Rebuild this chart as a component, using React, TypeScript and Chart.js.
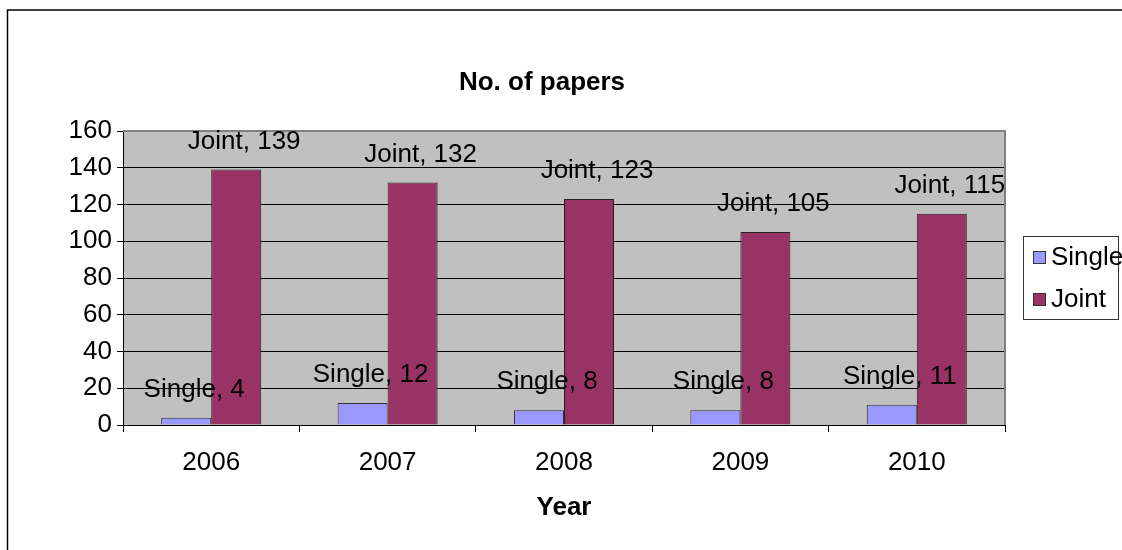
import React, { useEffect, useRef } from "react";
import { Chart, registerables } from "chart.js";

Chart.register(...registerables);

const years = ["2006", "2007", "2008", "2009", "2010"];
const singleValues = [4, 12, 8, 8, 11];
const jointValues = [139, 132, 123, 105, 115];
const seriesNames = ["Single", "Joint"];
const seriesColors = ["#9999FF", "#993366"];
const chartTitle = "No. of papers";
const xTitle = "Year";

const FONT = "'Liberation Sans', Arial, Helvetica, sans-serif";

const decorPlugin = {
  id: "decor",
  beforeDraw(chart: any) {
    const { ctx, chartArea } = chart;
    ctx.save();
    ctx.fillStyle = "#FFFFFF";
    ctx.fillRect(0, 0, chart.width, chart.height);
    ctx.fillStyle = "#C0C0C0";
    ctx.fillRect(chartArea.left, chartArea.top, chartArea.right - chartArea.left, chartArea.bottom - chartArea.top);
    ctx.restore();
  },
  afterDraw(chart: any) {
    const { ctx, chartArea } = chart;
    ctx.save();
    // plot area top & right border
    ctx.strokeStyle = "#808080";
    ctx.lineWidth = 2;
    ctx.beginPath();
    ctx.moveTo(chartArea.left, chartArea.top);
    ctx.lineTo(chartArea.right, chartArea.top);
    ctx.lineTo(chartArea.right, chartArea.bottom);
    ctx.stroke();
    // data labels
    ctx.font = `26px ${FONT}`;
    ctx.fillStyle = "#000";
    ctx.textAlign = "center";
    ctx.textBaseline = "middle";
    chart.data.datasets.forEach((ds: any, i: number) => {
      const meta = chart.getDatasetMeta(i);
      meta.data.forEach((el: any, j: number) => {
        ctx.fillText(`${ds.label}, ${ds.data[j]}`, el.x + 8, el.y - 28);
      });
    });
    // outer chart border
    ctx.strokeStyle = "#000";
    ctx.lineWidth = 1.5;
    ctx.beginPath();
    ctx.moveTo(7.5, chart.height + 5);
    ctx.lineTo(7.5, 10);
    ctx.lineTo(chart.width + 5, 10);
    ctx.stroke();
    // legend
    const lx = 1023, ly = 236, lw = 95, lh = 83;
    ctx.fillStyle = "#FFFFFF";
    ctx.fillRect(lx, ly, lw, lh);
    ctx.strokeStyle = "#333";
    ctx.lineWidth = 1;
    ctx.strokeRect(lx + 0.5, ly + 0.5, lw, lh);
    const rows = [258, 300];
    ctx.font = `26px ${FONT}`;
    ctx.textAlign = "left";
    ctx.textBaseline = "middle";
    seriesNames.forEach((name, i) => {
      const cy = rows[i];
      ctx.fillStyle = seriesColors[i];
      ctx.fillRect(1033, cy - 7, 13, 13);
      ctx.strokeStyle = "#333";
      ctx.strokeRect(1033.5, cy - 6.5, 12, 12);
      ctx.fillStyle = "#000";
      ctx.fillText(name, 1051, cy);
    });
    ctx.restore();
  },
};

export default function App() {
  const ref = useRef<HTMLCanvasElement>(null);
  useEffect(() => {
    if (!ref.current) return;
    const chart = new Chart(ref.current, {
      type: "bar",
      data: {
        labels: years,
        datasets: [
          {
            label: seriesNames[0],
            data: singleValues,
            backgroundColor: seriesColors[0],
            borderColor: "#333",
            borderWidth: 1,
            categoryPercentage: 0.567,
            barPercentage: 1,
          },
          {
            label: seriesNames[1],
            data: jointValues,
            backgroundColor: seriesColors[1],
            borderColor: "#222",
            borderWidth: 1,
            categoryPercentage: 0.567,
            barPercentage: 1,
          },
        ],
      },
      options: {
        responsive: false,
        animation: false,
        devicePixelRatio: 1,
        layout: { padding: { left: 0, right: 38, top: 0, bottom: 0 } },
        plugins: {
          legend: { display: false },
          tooltip: { enabled: false },
          title: {
            display: true,
            text: chartTitle,
            color: "#000",
            font: { family: FONT, size: 26, weight: "bold", lineHeight: 1.2 },
            padding: { top: 67.4, bottom: 32.4 },
          },
        },
        scales: {
          x: {
            afterFit(scale: any) {
              scale.height = 125;
            },
            grid: {
              display: true,
              drawOnChartArea: false,
              drawTicks: true,
              tickLength: 7,
              offset: true,
              color: "#000",
              tickColor: "#000",
            },
            border: { display: true, color: "#000", width: 1 },
            ticks: {
              color: "#000",
              font: { family: FONT, size: 26, lineHeight: 1.2 },
              padding: 15.4,
              maxRotation: 0,
            },
            title: {
              display: true,
              text: xTitle,
              color: "#000",
              font: { family: FONT, size: 26, weight: "bold", lineHeight: 1.2 },
              padding: { top: 0, bottom: 26.4 },
            },
          },
          y: {
            min: 0,
            max: 160,
            afterFit(scale: any) {
              scale.width = 123;
            },
            ticks: {
              stepSize: 20,
              color: "#000",
              font: { family: FONT, size: 26, lineHeight: 1.2 },
              padding: 5,
            },
            grid: {
              color: "#000",
              lineWidth: 1,
              drawTicks: true,
              tickLength: 6,
              tickColor: "#000",
            },
            border: { display: true, color: "#000", width: 1 },
          },
          spacer: {
            type: "linear",
            position: "right",
            display: true,
            afterFit(scale: any) {
              scale.width = 79;
            },
            grid: { display: false, drawTicks: false },
            border: { display: false },
            ticks: { display: false },
          },
        },
      },
      plugins: [decorPlugin],
    });
    return () => chart.destroy();
  }, []);
  return (
    <div style={{ position: "absolute", left: 0, top: 0, width: 1122, height: 550, background: "#fff" }}>
      <canvas ref={ref} width={1122} height={550} style={{ width: 1122, height: 550, display: "block" }} />
    </div>
  );
}
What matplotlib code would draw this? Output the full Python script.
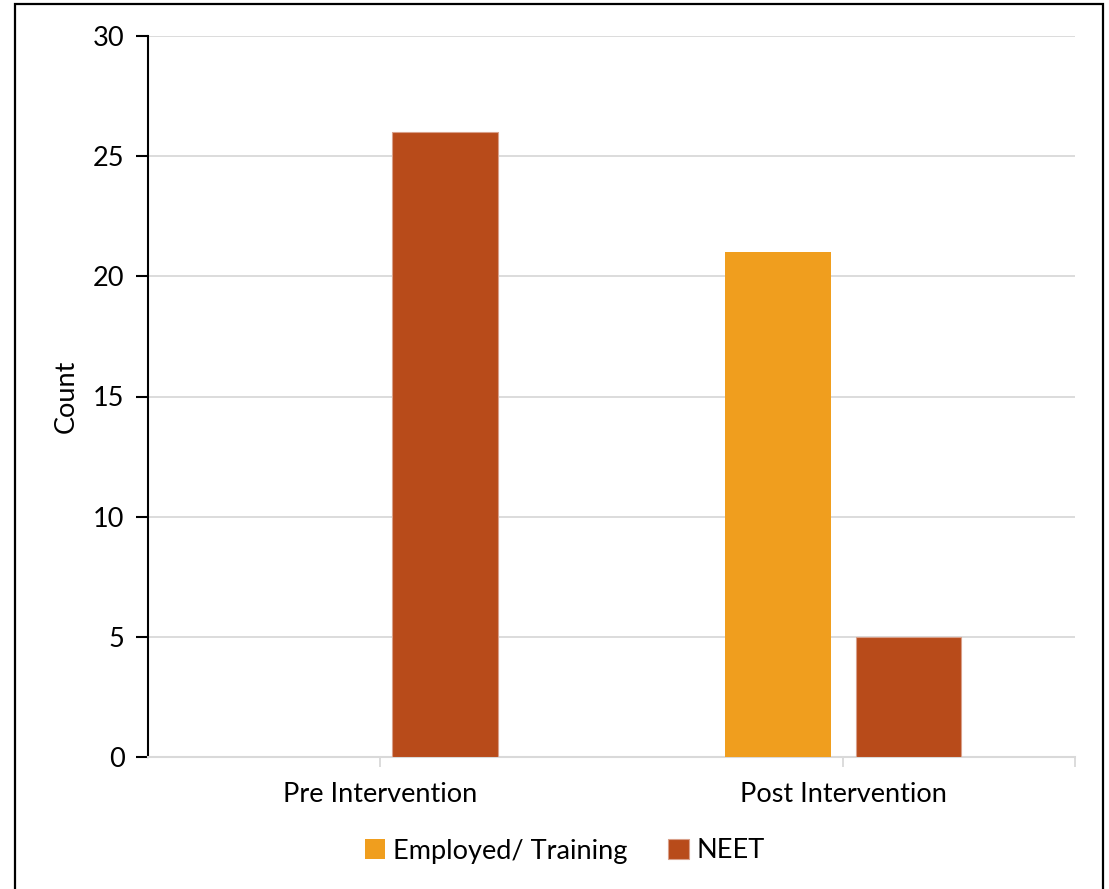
import numpy as np
import matplotlib.pyplot as plt
from matplotlib.patches import Rectangle

# data
categories = ["Pre Intervention", "Post Intervention"]
employed = [0, 21]
neet = [26, 5]
series_names = ["Employed/ Training", "NEET"]

ORANGE = "#F09E1E"
BROWN = "#B84B1A"

plt.rcParams["font.family"] = ["Lato", "DejaVu Sans"]

fig = plt.figure(figsize=(11.09, 8.89), dpi=100)
ax = fig.add_axes([148 / 1109, 1 - 757 / 889, (1075 - 148) / 1109, (757 - 36) / 889])

x = np.arange(len(categories))
w = 0.227
off = 0.141
ax.bar(x - off, employed, w, color=ORANGE, label=series_names[0], zorder=3)
ax.bar(x + off, neet, w, color=BROWN, label=series_names[1], zorder=3,
       edgecolor="#D9A08A", linewidth=0.8)

ax.set_xlim(-0.5, 1.5)
ax.set_ylim(0, 30)
ax.set_yticks(range(0, 31, 5))
ax.yaxis.grid(True, color="#D9D9D9", linewidth=1.3, zorder=0)
ax.set_axisbelow(True)

ax.set_xticks(x)
ax.set_xticklabels(categories, fontsize=19.5)
ax.set_xticks([1.5], minor=True)
ax.tick_params(axis="x", which="both", direction="out", length=7, width=1.3,
               color="#D9D9D9", pad=11)
ax.tick_params(axis="y", direction="out", length=9, width=1.5, color="black",
               labelsize=19.5, pad=8)

for s in ["top", "right"]:
    ax.spines[s].set_visible(False)
ax.spines["left"].set_color("black")
ax.spines["left"].set_linewidth(1.5)
ax.spines["bottom"].set_color("#D9D9D9")
ax.spines["bottom"].set_linewidth(1.5)

ax.set_ylabel("Count", fontsize=19.5, labelpad=10)

leg = ax.legend(loc="center", bbox_to_anchor=(565 / 1109, 1 - 851 / 889),
                bbox_transform=fig.transFigure, ncol=2, frameon=False,
                fontsize=19.5, handlelength=0.75, handleheight=0.75,
                handletextpad=0.3, columnspacing=1.5)

# outer frame
fig.patches.append(Rectangle((15 / 1109, -0.01), (1103 - 15) / 1109, 1 - 4 / 889 + 0.01,
                             transform=fig.transFigure, fill=False,
                             edgecolor="black", linewidth=1.6))

fig.savefig("out.png", dpi=100)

— GIVEN EXERCISE —
For the listing above, identify each line bearing "matplotlib".

— ANSWER TO THE PROBLEM —
What matplotlib code would draw this? Output the full Python script.
import matplotlib.pyplot as plt
from matplotlib.patches import Rectangle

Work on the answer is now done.